The Gamesa plant, 40 miles northeast of Philadelphia -- where Obama is to hold a "town hall" meeting with workers Wednesday about "building a 21st century clean-energy economy" -- provided "real-world examples of how this voluntary agreement has helped protect wildlife and their habitats, as well as reinforced the conservation goal of wind-energy companies," state Game Commission Bureau of Wildlife Habitat Management Director William Capouillez said Tuesday in a wind-energy report.

A 2004 Pennsylvania law requires 18 percent of the state's electricity to come from renewable and advanced energy sources by 2019. The Game Commission has cooperative, voluntary agreements with companies developing wind energy, one of the technologies competing for a share of Pennsylvania's alternative-energy market
Wind turbines convert wind energy into mechanical energy, which is used to make electricity. It accounts for about 3 percent of all U.S. electricity.

Obama plans Wednesday to "discuss his long-term plan to protect consumers against rising oil prices and decrease oil imports as well as key components of his broader energy plan to diversify all of our energy sources, ensuring a cleaner, safer and more secure energy future," the White House said.
Obama, who declared Monday he is a candidate for re-election, held a similar town hall meeting at the same Fairless Hills, Pa., plant March 11, 2008, when he ran for president the first time.

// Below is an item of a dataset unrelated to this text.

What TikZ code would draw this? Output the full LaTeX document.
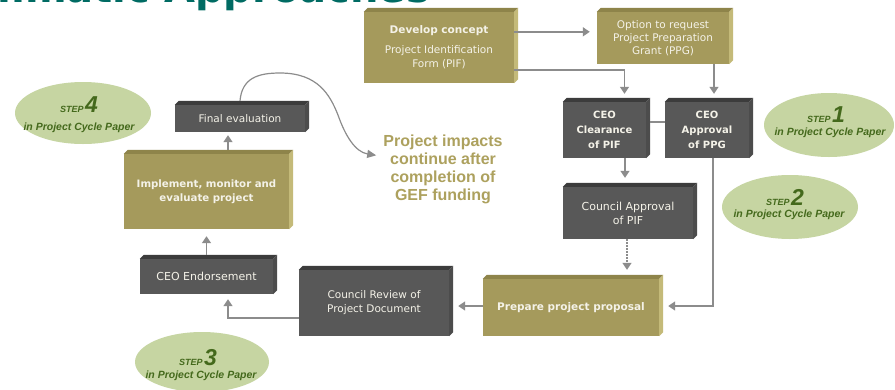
\documentclass[tikz,border=0pt]{standalone}
\usepackage{fontspec}
\setmainfont{DejaVu Sans}
\newfontfamily\arialf{Liberation Sans}
\usetikzlibrary{shapes.geometric,arrows.meta,calc}
\definecolor{boxolive}{HTML}{A59A5C}
\definecolor{olivetop}{HTML}{8E844A}
\definecolor{oliveside}{HTML}{C4BA79}
\definecolor{boxdark}{HTML}{585858}
\definecolor{darktop}{HTML}{3C3C3C}
\definecolor{darkside}{HTML}{4C4C4C}
\definecolor{boxtext}{HTML}{F4F2E8}
\definecolor{arrgray}{HTML}{8C8C8C}
\definecolor{stepfill}{HTML}{C6D5A2}
\definecolor{stepdark}{HTML}{44691C}
\definecolor{impactc}{HTML}{ADA15E}
\definecolor{titleteal}{HTML}{006B63}
\newcommand{\boxfaces}[3]{%
  \fill[#2] (#1.north west) -- ++(4,-4) -- ($(#1.north east)+(4,-4)$) -- (#1.north east) -- cycle;
  \fill[#3] (#1.north east) -- ++(4,-4) -- ($(#1.south east)+(4,-4)$) -- (#1.south east) -- cycle;}
\newcommand{\steptext}[1]{{\fontsize{9}{9}\selectfont STEP}\,{\fontsize{23}{23}\selectfont #1}}
\begin{document}
\begin{tikzpicture}[x=1pt,y=-1pt,
  box/.style={inner sep=0pt, align=center, text=boxtext, font=\fontsize{10.5}{14}\selectfont},
  olivebox/.style={box, fill=boxolive},
  darkbox/.style={box, fill=boxdark},
  arr/.style={draw=arrgray, line width=1.5pt, -{Triangle[length=7pt,width=9pt]}},
  link/.style={draw=arrgray, line width=1.5pt},
  curvearr/.style={draw=arrgray, line width=1.2pt, -{Triangle[length=9pt,width=8pt]}},
  stepell/.style={ellipse, fill=stepfill, inner sep=0pt},
  steptop/.style={anchor=base, inner sep=0pt, text=stepdark, font=\arialf\bfseries\itshape},
  stepbot/.style={anchor=base, inner sep=0pt, text=stepdark, font=\arialf\bfseries\itshape\fontsize{10.5}{12}\selectfont},
  impact/.style={align=center, inner sep=0pt, text=impactc, font=\arialf\bfseries\fontsize{16}{18}\selectfont},
  titletext/.style={anchor=base east, inner sep=0pt, text=titleteal, font=\bfseries\fontsize{40}{40}\selectfont}
]
\useasboundingbox (0,0) rectangle (895,389);
\fill[white] (0,0) rectangle (895,389);
\begin{scope}
  \clip (0,0) rectangle (895,389);
  \node[titletext] (ttl) at (430,2.5) {Programmatic Approaches};
\end{scope}

% ellipses
\node[stepell, minimum width=130pt, minimum height=64pt] (s1) at (829,125) {};
\node[steptop] (s1a) at (826,122) {\steptext{1}};
\node[stepbot] (s1b) at (830,135) {in Project Cycle Paper};
\node[stepell, minimum width=136pt, minimum height=64pt] (s2) at (790,207) {};
\node[steptop] (s2a) at (785,205) {\steptext{2}};
\node[stepbot] (s2b) at (789,217) {in Project Cycle Paper};
\node[stepell, minimum width=136pt, minimum height=62pt] (s4) at (83,113) {};
\node[steptop] (s4a) at (79,112) {\steptext{4}};
\node[stepbot] (s4b) at (79,130) {in Project Cycle Paper};
\node[stepell, minimum width=134pt, minimum height=60pt] (s3) at (202,362) {};
\node[steptop] (s3a) at (198,365) {\steptext{3}};
\node[stepbot] (s3b) at (201,378) {in Project Cycle Paper};

% boxes
\node[olivebox, minimum width=150pt, minimum height=71pt] (dev) at (439,47.5)
  {{\bfseries Develop concept}\\[6pt] Project Identification\\ Form (PIF)};
\boxfaces{dev}{olivetop}{oliveside}
\node[olivebox, minimum width=132pt, minimum height=52pt, font=\fontsize{10.5}{13}\selectfont] (ppg) at (663,38)
  {Option to request\\ Project Preparation\\ Grant (PPG)};
\boxfaces{ppg}{olivetop}{oliveside}
\node[darkbox, minimum width=83pt, minimum height=56pt, font=\bfseries\fontsize{10}{15}\selectfont] (clr) at (604.5,130)
  {CEO\\ Clearance\\ of PIF};
\boxfaces{clr}{darktop}{darkside}
\node[darkbox, minimum width=84pt, minimum height=56pt, font=\bfseries\fontsize{10}{15}\selectfont] (app) at (707,130)
  {CEO\\ Approval\\ of PPG};
\boxfaces{app}{darktop}{darkside}
\node[darkbox, minimum width=130pt, minimum height=52pt, font=\fontsize{11}{14}\selectfont] (cap) at (628,213)
  {Council Approval\\ of PIF};
\boxfaces{cap}{darktop}{darkside}
\node[olivebox, minimum width=176pt, minimum height=57pt, font=\bfseries\fontsize{10.5}{14}\selectfont] (prep) at (571,307.5)
  {Prepare project proposal};
\boxfaces{prep}{olivetop}{oliveside}
\node[darkbox, minimum width=150pt, minimum height=66pt] (crev) at (374,303)
  {Council Review of\\ Project Document};
\boxfaces{crev}{darktop}{darkside}
\node[darkbox, minimum width=133pt, minimum height=35pt, font=\fontsize{11}{14}\selectfont] (endo) at (206.5,276.5)
  {CEO Endorsement};
\boxfaces{endo}{darktop}{darkside}
\node[olivebox, minimum width=165pt, minimum height=75pt, font=\bfseries\fontsize{10.2}{14}\selectfont] (impl) at (206.5,191.5)
  {Implement, monitor and\\ evaluate project};
\boxfaces{impl}{olivetop}{oliveside}
\node[darkbox, minimum width=130pt, minimum height=27pt] (fin) at (240,118.5)
  {Final evaluation};
\boxfaces{fin}{darktop}{darkside}

\node[impact] (imp) at (443,169) {Project impacts\\ continue after\\ completion of\\ GEF funding};

% connectors
\coordinate (d1) at ([yshift=-20pt]dev.north east);
\draw[arr, shorten >=7pt] (d1) -- (d1 -| ppg.west);
\coordinate (d2) at ([yshift=13pt]dev.south east);
\coordinate (c1) at ([xshift=20pt]clr.north);
\draw[arr, shorten >=8pt] (d2) -| (c1);
\coordinate (a1) at ([xshift=7pt]app.north);
\draw[arr, shorten >=8pt] (a1 |- ppg.south) -- (a1);
\coordinate (l1) at ([xshift=4pt,yshift=8pt]clr.east);
\draw[link] (l1) -- (l1 -| app.west);
\coordinate (c2) at ([xshift=20.5pt]clr.south);
\draw[arr, shorten >=9pt] (c2) -- (c2 |- cap.north);
\coordinate (c3) at ([xshift=-1pt]cap.south);
\draw[arr, dash pattern=on 2pt off 1pt, shorten >=9pt] (c3) -- (c3 |- prep.north);
\coordinate (a2) at ([xshift=6pt]app.south);
\coordinate (p1) at ([yshift=1.5pt]prep.east);
\draw[arr, shorten >=9pt] (a2) |- (p1);
\coordinate (p2) at ([yshift=1.5pt]prep.west);
\draw[arr, shorten >=9pt] (p2) -- (p2 -| crev.east);
\coordinate (r1) at ([yshift=-15pt]crev.west);
\coordinate (e1) at ([xshift=21.5pt]endo.south);
\draw[arr, shorten >=5pt] (r1) -| (e1);
\coordinate (e2) at ([yshift=4pt]endo.north);
\draw[arr, shorten >=7pt] (e2) -- (e2 |- impl.south);
\coordinate (i1) at ([xshift=21.5pt,yshift=4pt]impl.north);
\draw[arr, shorten >=3pt] (i1) -- (i1 |- fin.south);
\coordinate (f1) at ([yshift=4pt]fin.north);
\coordinate (t1) at ($(imp.north west)+(-7,21)$);
\draw[curvearr] (f1) .. controls (242,78) and (258,73) .. (280,73)
  .. controls (318,73) and (330,95) .. (338,115)
  .. controls (345,135) and (355,152) .. (t1);
\end{tikzpicture}
\end{document}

"Fairless Hills is doing what Americans have always done in times of challenge and uncertainty -- you're reclaiming your own future and you're turning Bucks County [Pa.] into a center for green jobs in America," he said at the time. "And these kinds of jobs will only become more important in the coming years, because green jobs are the jobs of the future -- not just because they pay well and can't be outsourced, and not just because they help strengthen our economy and lift up our middle class, but because they help us reduce our dependence on foreign oil and may just save this planet for our children."
Last week Obama outlined what he termed a plan for America's "energy security," calling for a 33 percent cut in oil imports by 2025.

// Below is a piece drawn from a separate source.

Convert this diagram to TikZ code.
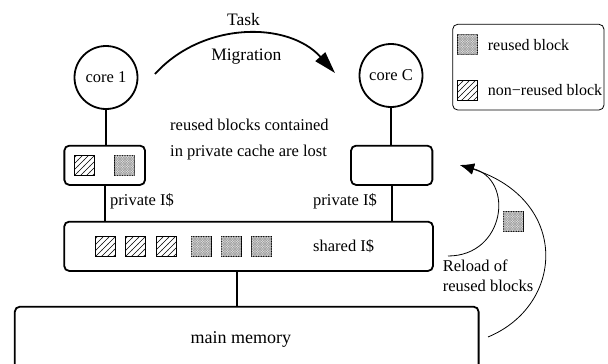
\documentclass[tikz,border=0pt]{standalone}
\usepackage{fontspec}
\setmainfont{Liberation Serif}
\usetikzlibrary{arrows.meta,patterns}
\pgfdeclarepatternformonly{myhatch}{\pgfqpoint{-1pt}{-1pt}}{\pgfqpoint{7pt}{7pt}}{\pgfqpoint{6pt}{6pt}}{%
  \pgfsetlinewidth{0.5pt}%
  \pgfpathmoveto{\pgfqpoint{-0.1pt}{-0.1pt}}%
  \pgfpathlineto{\pgfqpoint{6.1pt}{6.1pt}}%
  \pgfusepath{stroke}}
\pgfdeclarepatternformonly{mycross}{\pgfqpoint{-1pt}{-1pt}}{\pgfqpoint{3.5pt}{3.5pt}}{\pgfqpoint{2.5pt}{2.5pt}}{%
  \pgfsetlinewidth{0.4pt}%
  \pgfpathmoveto{\pgfqpoint{-0.1pt}{-0.1pt}}%
  \pgfpathlineto{\pgfqpoint{2.6pt}{2.6pt}}%
  \pgfpathmoveto{\pgfqpoint{-0.1pt}{2.6pt}}%
  \pgfpathlineto{\pgfqpoint{2.6pt}{-0.1pt}}%
  \pgfusepath{stroke}}
\begin{document}
\begin{tikzpicture}[x=1pt,y=-1pt,
  font=\fontsize{16.5}{19}\selectfont,
  thickline/.style={line width=1.8pt},
  corenode/.style={circle,draw,line width=1.8pt,minimum size=63pt,inner sep=0pt},
  cachebox/.style={draw,line width=1.8pt,rounded corners=5pt,inner sep=0pt},
  blk/.style={draw,line width=0.6pt,minimum size=20pt,inner sep=0pt},
  nonreused/.style={blk,pattern=myhatch},
  reused/.style={blk,fill=gray!22,postaction={pattern=mycross,pattern color=gray!75}},
  txt/.style={inner sep=0pt,anchor=base west},
  ctxt/.style={inner sep=0pt,anchor=base},
  bigtxt/.style={font=\fontsize{17.5}{20}\selectfont},
  reload/.style={line width=0.8pt,-{Latex[length=14pt,width=11pt]}},
]
\useasboundingbox (0,0) rectangle (608,364);
\clip (0,0) rectangle (608,364);

% cores
\node[corenode] (c1) at (106,77.5) {core 1};
\node[corenode] (cC) at (391,75.5) {core C};

% caches
\node[cachebox,minimum width=80.7pt,minimum height=39.3pt] (p1) at (104.7,165.3) {};
\node[cachebox,minimum width=81.3pt,minimum height=39.3pt] (pC) at (391.7,165.3) {};
\node[cachebox,minimum width=368.8pt,minimum height=49.3pt] (sh) at (248.6,246.3) {};
\node[cachebox,minimum width=463.8pt,minimum height=72pt] (mm) at (246.7,342.7) {};

% connectors
\draw[thickline] (c1.south) -- (c1.south |- p1.north);
\draw[thickline] (p1.south) -- (p1.south |- sh.north);
\draw[thickline] (cC.south) -- (cC.south |- pC.north);
\draw[thickline] (pC.south) -- (pC.south |- sh.north);
\coordinate (shm) at (236.6,0);
\draw[thickline] (sh.south -| shm) -- (mm.north -| shm);

% blocks in private cache of core 1
\node[nonreused] (b1) at (84.5,165.7) {};
\node[reused] (b2) at (124.7,165.7) {};

% blocks in shared cache
\node[nonreused] (s1) at (105,246.5) {};
\node[nonreused] (s2) at (135.5,246.5) {};
\node[nonreused] (s3) at (166,246.5) {};
\node[reused] (s4) at (201,246.5) {};
\node[reused] (s5) at (231,246.5) {};
\node[reused] (s6) at (261.5,246.5) {};

% floating reloaded block
\node[reused] (fb) at (513,221) {};

% legend
\node[draw,line width=0.8pt,rounded corners=5pt,minimum width=151.3pt,minimum height=85.7pt,inner sep=0pt] (lg) at (528.35,67.15) {};
\node[reused] (lb1) at (467.7,44.3) {};
\node[nonreused] (lb2) at (467.7,90) {};
\node[txt,font=\fontsize{16}{19}\selectfont] (lt1) at (487.7,50.7) {reused block};
\node[txt,font=\fontsize{16}{19}\selectfont] (lt2) at (487.7,95.7) {non−reused block};

% texts
\node[ctxt,bigtxt] (tk) at (243.5,25) {Task};
\node[ctxt,bigtxt] (mg) at (246.3,60) {Migration};
\node[txt] (lost1) at (170,130.7) {reused blocks contained};
\node[txt] (lost2) at (170,156.2) {in private cache are lost};
\node[txt] (pl1) at (110,205) {private I\$};
\node[txt] (pl2) at (313,205) {private I\$};
\node[txt] (shl) at (313,251.3) {shared I\$};
\node[ctxt,font=\fontsize{18}{21}\selectfont] (mml) at (240.9,343) {main memory};
\node[txt] (rl1) at (442.7,271.7) {Reload of};
\node[txt] (rl2) at (442.7,291.7) {reused blocks};

% migration arrow
\coordinate (ms) at (155,74);
\coordinate (me) at (335,73);
\draw[thickline,-{Triangle[length=22pt,width=13pt]}] (ms) .. controls (202.2,21.6) and (287.8,20.6) .. (me);

% reload arrows
\coordinate (r1) at (448,256);
\coordinate (r2) at (488,337);
\coordinate (rt) at (460,165);
\draw[reload] (r1) .. controls (505,256) and (515,180) .. (rt);
\draw[reload] (r2) .. controls (565,305) and (570,200) .. (rt);
\end{tikzpicture}
\end{document}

On Earth Day 2009, he said, "The nation that leads the world in creating new sources of clean energy will be the nation that leads the 21st century global economy."
Gamesa projects its U.S. sales will increase an average 15 percent through 2013. China's sales will increase 20 percent, India's 166 percent and Central and South America's 50 percent, the company says. European sales will drop 20 percent.